Handwritten Document Retrieval Strategies

Venu Govindaraju, Distinguished Professor of Computer Science and Engineering, The State University of New York, Buffalo.

With the continuous growth of the World Wide Web, there is an urgent need for an efficient information retrieval system which can search and retrieve handwritten documents when presented with user queries. However, unconstrained handwriting recognition remains a challenging task with inadequate performance (around 30%, accuracy) thus proving to be a major hurdle in providing a robust search experience in the domain of handwritten documents. In this paper, we describe our recent research with focus on information retrieval from noisy text output by imperfect recognizers applied to handwritten document images. We describe three techniques each exploring a different approach for solving the noisy text retrieval task. The first method uses a novel bootstrapping mechanism to refine the OCR’ed text and uses the cleaned text for retrieval. The second method uses the uncorrected or raw OCR’ed text but modifies the standard vector space model for handling noisy text issues. The third method employs robust image features to index the documents instead of using noisy OCR’ed text. We describe these approaches in detail and also present their performance using standard IR evaluation metrics.


About Venu Govindaraju

Dr. Venu Govindaraju is a Distinguished Professor of Computer Science and Engineering at the University at Buffalo (SUNY Buffalo).
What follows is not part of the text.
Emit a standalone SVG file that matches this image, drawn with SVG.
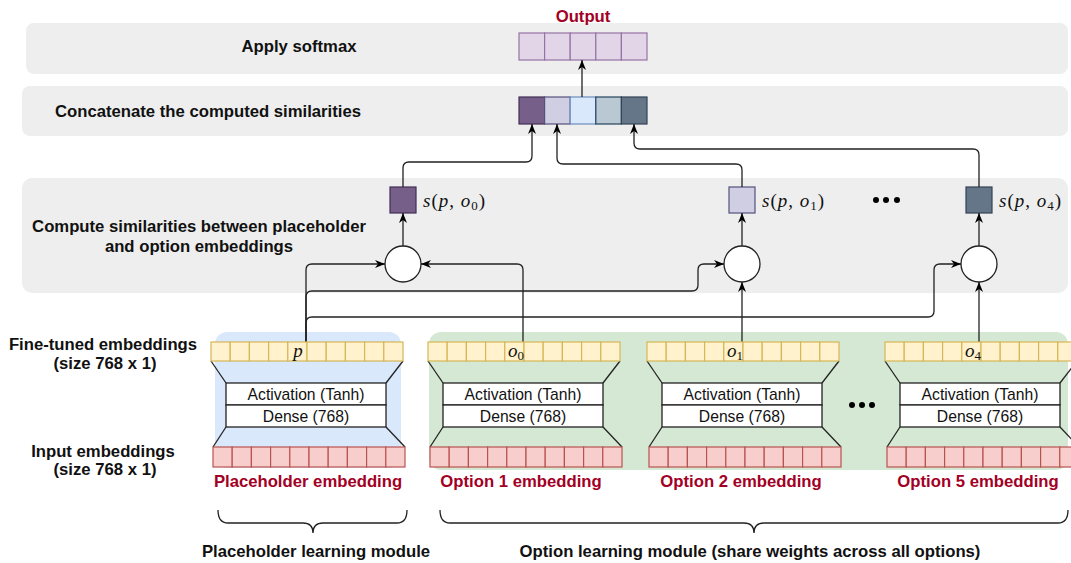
<svg xmlns="http://www.w3.org/2000/svg" xmlns:xlink="http://www.w3.org/1999/xlink" width="1071" height="563" viewBox="0 0 1071 563">
<style>
.panel{fill:#eeeeee;}
.t{font-family:"Liberation Sans",Arial,sans-serif;font-size:16.7px;font-weight:bold;fill:#111;}
.red{fill:#a20025;}
.reg{font-family:"Liberation Sans",Arial,sans-serif;font-size:15.7px;fill:#111;}
.math{font-family:"Liberation Serif","Times New Roman",serif;font-size:19px;fill:#111;}
.sl{letter-spacing:1px;}
.it{font-style:italic;}
.edge{fill:none;stroke:#222;stroke-width:1.3;}
.box{fill:#fff;stroke:#222;stroke-width:1.3;}
.trap{stroke:#222;stroke-width:1.3;}
.circ{fill:#fff;stroke:#222;stroke-width:1.3;}
.yc{fill:#fff2cc;stroke:#d6b656;stroke-width:1.2;}
.rc{fill:#f8cecc;stroke:#b85450;stroke-width:1.2;}
.oc{fill:#e1d5e7;stroke:#9673a6;stroke-width:1.2;}
.brace{fill:none;stroke:#222;stroke-width:1.3;}
</style>
<defs>
<marker id="arr" viewBox="0 0 10 8" refX="10" refY="4" markerWidth="10" markerHeight="8" markerUnits="userSpaceOnUse" orient="auto">
<path d="M0,0 L10,4 L0,8 L3,4 Z" fill="#000"/>
</marker>
<g id="yrow">
<rect class="yc" x="0" y="0" width="19.2" height="19"/><rect class="yc" x="19.2" y="0" width="19.2" height="19"/><rect class="yc" x="38.4" y="0" width="19.2" height="19"/><rect class="yc" x="57.6" y="0" width="19.2" height="19"/><rect class="yc" x="76.8" y="0" width="19.2" height="19"/><rect class="yc" x="96" y="0" width="19.2" height="19"/><rect class="yc" x="115.2" y="0" width="19.2" height="19"/><rect class="yc" x="134.4" y="0" width="19.2" height="19"/><rect class="yc" x="153.6" y="0" width="19.2" height="19"/><rect class="yc" x="172.8" y="0" width="19.2" height="19"/>
</g>
<g id="rrow">
<rect class="rc" x="0" y="0" width="19.2" height="20"/><rect class="rc" x="19.2" y="0" width="19.2" height="20"/><rect class="rc" x="38.4" y="0" width="19.2" height="20"/><rect class="rc" x="57.6" y="0" width="19.2" height="20"/><rect class="rc" x="76.8" y="0" width="19.2" height="20"/><rect class="rc" x="96" y="0" width="19.2" height="20"/><rect class="rc" x="115.2" y="0" width="19.2" height="20"/><rect class="rc" x="134.4" y="0" width="19.2" height="20"/><rect class="rc" x="153.6" y="0" width="19.2" height="20"/><rect class="rc" x="172.8" y="0" width="19.2" height="20"/>
</g>
<g id="mlp">
<line class="trap" x1="0" y1="19" x2="15" y2="41"/>
<line class="trap" x1="192" y1="19" x2="175" y2="41"/>
<line class="trap" x1="15" y1="85" x2="2" y2="105"/>
<line class="trap" x1="175" y1="85" x2="194" y2="105"/>
<rect class="box" x="15" y="41" width="160" height="22"/>
<rect class="box" x="15" y="63" width="160" height="22"/>
<text class="reg" x="95" y="58" text-anchor="middle">Activation (Tanh)</text>
<text class="reg" x="95" y="80" text-anchor="middle">Dense (768)</text>
<use xlink:href="#yrow" x="0" y="0"/>
<use xlink:href="#rrow" x="2" y="105"/>
</g>
</defs>

<g id="panels">
<rect class="panel" x="26" y="23" width="1042" height="51" rx="8"/>
<rect class="panel" x="22" y="86" width="1046" height="50" rx="8"/>
<rect class="panel" x="22" y="178" width="1046" height="115" rx="10"/>
<rect x="215" y="332" width="186" height="136" rx="12" fill="#dae8fc"/>
<rect x="429" y="332" width="639" height="138" rx="12" fill="#d5e8d4"/>
</g>

<g id="row-labels">
<text class="t" x="299" y="52" text-anchor="middle">Apply softmax</text>
<text class="t" x="208" y="117" text-anchor="middle">Concatenate the computed similarities</text>
<text class="t" x="199" y="232" text-anchor="middle">Compute similarities between placeholder</text>
<text class="t" x="199" y="252" text-anchor="middle">and option embeddings</text>
<text class="t" x="103" y="350" text-anchor="middle">Fine-tuned embeddings</text>
<text class="t" x="105" y="369" text-anchor="middle">(size 768 x 1)</text>
<text class="t" x="103" y="457" text-anchor="middle">Input embeddings</text>
<text class="t" x="105" y="475" text-anchor="middle">(size 768 x 1)</text>
</g>

<g id="output">
<text class="t red" x="583" y="22" text-anchor="middle">Output</text>
<rect class="oc" x="519" y="33" width="25.6" height="27"/>
<rect class="oc" x="544.6" y="33" width="25.6" height="27"/>
<rect class="oc" x="570.2" y="33" width="25.6" height="27"/>
<rect class="oc" x="595.8" y="33" width="25.6" height="27"/>
<rect class="oc" x="621.4" y="33" width="25.6" height="27"/>
</g>

<g id="concat">
<rect x="519" y="97" width="25.6" height="27" fill="#76608a" stroke="#432d57" stroke-width="1.2"/>
<rect x="544.6" y="97" width="25.6" height="27" fill="#d0cee2" stroke="#56517e" stroke-width="1.2"/>
<rect x="570.2" y="97" width="25.6" height="27" fill="#dae8fc" stroke="#6c8ebf" stroke-width="1.2"/>
<rect x="595.8" y="97" width="25.6" height="27" fill="#bac8d3" stroke="#23445d" stroke-width="1.2"/>
<rect x="621.4" y="97" width="25.6" height="27" fill="#647687" stroke="#314354" stroke-width="1.2"/>
</g>

<g id="sim0">
<rect x="390" y="187" width="26" height="26" fill="#76608a" stroke="#432d57" stroke-width="1.2"/>
<text class="math sl" x="423" y="207"><tspan class="it">s</tspan>(<tspan class="it">p</tspan>, <tspan class="it">o</tspan><tspan font-size="13" dy="3">0</tspan><tspan dy="-3">)</tspan></text>
<circle class="circ" cx="403" cy="264" r="18"/>
</g>
<g id="sim1">
<rect x="729" y="187" width="26" height="26" fill="#d0cee2" stroke="#56517e" stroke-width="1.2"/>
<text class="math sl" x="762" y="207"><tspan class="it">s</tspan>(<tspan class="it">p</tspan>, <tspan class="it">o</tspan><tspan font-size="13" dy="3">1</tspan><tspan dy="-3">)</tspan></text>
<circle class="circ" cx="742" cy="264" r="18"/>
</g>
<g id="sim-dots">
<circle cx="876" cy="200" r="3" fill="#000"/>
<circle cx="886" cy="200" r="3" fill="#000"/>
<circle cx="897" cy="200" r="3" fill="#000"/>
</g>
<g id="sim4">
<rect x="966" y="187" width="26" height="26" fill="#647687" stroke="#314354" stroke-width="1.2"/>
<text class="math sl" x="999" y="207"><tspan class="it">s</tspan>(<tspan class="it">p</tspan>, <tspan class="it">o</tspan><tspan font-size="13" dy="3">4</tspan><tspan dy="-3">)</tspan></text>
<circle class="circ" cx="979" cy="264" r="18"/>
</g>

<g id="connectors">
<path class="edge" d="M582,97 V60" marker-end="url(#arr)"/>
<path class="edge" d="M403,187 V168 Q403,162 409,162 H526 Q532,162 532,156 V124" marker-end="url(#arr)"/>
<path class="edge" d="M742,187 V170 Q742,164 736,164 H563 Q557,164 557,158 V124" marker-end="url(#arr)"/>
<path class="edge" d="M979,187 V155 Q979,149 973,149 H640 Q634,149 634,143 V124" marker-end="url(#arr)"/>
<path class="edge" d="M403,246 V213" marker-end="url(#arr)"/>
<path class="edge" d="M742,246 V213" marker-end="url(#arr)"/>
<path class="edge" d="M979,246 V213" marker-end="url(#arr)"/>
<path class="edge" d="M306,342 V270 Q306,264 312,264 H385" marker-end="url(#arr)"/>
<path class="edge" d="M306,342 V297 Q306,291 312,291 H692 Q698,291 698,285 V270 Q698,264 704,264 H724" marker-end="url(#arr)"/>
<path class="edge" d="M306,342 V323 Q306,317 312,317 H928 Q934,317 934,311 V270 Q934,264 940,264 H961" marker-end="url(#arr)"/>
<path class="edge" d="M523,342 V270 Q523,264 517,264 H421" marker-end="url(#arr)"/>
<path class="edge" d="M742,342 V282" marker-end="url(#arr)"/>
<path class="edge" d="M979,342 V282" marker-end="url(#arr)"/>
</g>

<g id="placeholder-module">
<use xlink:href="#mlp" x="211" y="342"/>
<text class="math it" x="298" y="357" text-anchor="middle">p</text>
<text class="t red" x="308" y="487" text-anchor="middle">Placeholder embedding</text>
</g>
<g id="option1-module">
<use xlink:href="#mlp" x="428" y="342"/>
<text class="math" x="508" y="357"><tspan class="it">o</tspan><tspan font-size="13" dy="3">0</tspan></text>
<text class="t red" x="521" y="487" text-anchor="middle">Option 1 embedding</text>
</g>
<g id="option2-module">
<use xlink:href="#mlp" x="647" y="342"/>
<text class="math" x="727" y="357"><tspan class="it">o</tspan><tspan font-size="13" dy="3">1</tspan></text>
<text class="t red" x="741" y="487" text-anchor="middle">Option 2 embedding</text>
</g>
<g id="module-dots">
<circle cx="852" cy="405" r="3" fill="#000"/>
<circle cx="862" cy="405" r="3" fill="#000"/>
<circle cx="872" cy="405" r="3" fill="#000"/>
</g>
<g id="option5-module">
<use xlink:href="#mlp" x="885" y="342"/>
<text class="math" x="965" y="357"><tspan class="it">o</tspan><tspan font-size="13" dy="3">4</tspan></text>
<text class="t red" x="978" y="487" text-anchor="middle">Option 5 embedding</text>
</g>

<g id="braces">
<path class="brace" d="M218,510 Q218,523 228,523 H303 Q313,523 313,533 Q313,523 323,523 H397 Q407,523 407,510"/>
<path class="brace" d="M440,510 Q440,523 450,523 H744 Q754,523 754,533 Q754,523 764,523 H1058 Q1068,523 1068,510"/>
<text class="t" x="316" y="557" text-anchor="middle">Placeholder learning module</text>
<text class="t" x="750" y="557" text-anchor="middle">Option learning module (share weights across all options)</text>
</g>
</svg>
He received his B-Tech (Honors) from the Indian Institute of Technology (IIT), Kharagpur, India in 1986, and his Ph.D. from UB in 1992. Dr. Govindaraju has authored more than 300 scientific papers including 60 journal papers. His seminal work in handwriting recognition was at the core of the first handwritten address interpretation system used by the US Postal Service. He was also the prime technical lead responsible for technology transfer to Lockheed Martin and Siemens Corporation for deployment by the US Postal Service, Australia Post and UK Royal Mail. Dr. Govindaraju has been the Principal or Co-principal investigator of projects funded by government and industry for about 55 million dollars.The Center for Unified Biometrics and Sensors (CUBS) that he founded in 2003 has since received about 10 million dollars of research funding covering several projects in biometrics, security, document recognition, and retrieval. Dr. Govindaraju has given over 80 invited talks and has supervised the dissertation of 18 doctoral students. He has served on the editorial boards of premier journals in his area and has chaired several technical conferences and workshops. He has won several awards for his scholarship including the prestigious MIT Global Technovator Award (2004) and the HP Open Innovation Award (2008). He is a Fellow of the IEEE (Institute of Electrical and Electronics Engineers), a Fellow of the IAPR (International Association of Pattern Recognition) and a fellow of the IETE (Institution of Electronics and Telecommunications Engineers).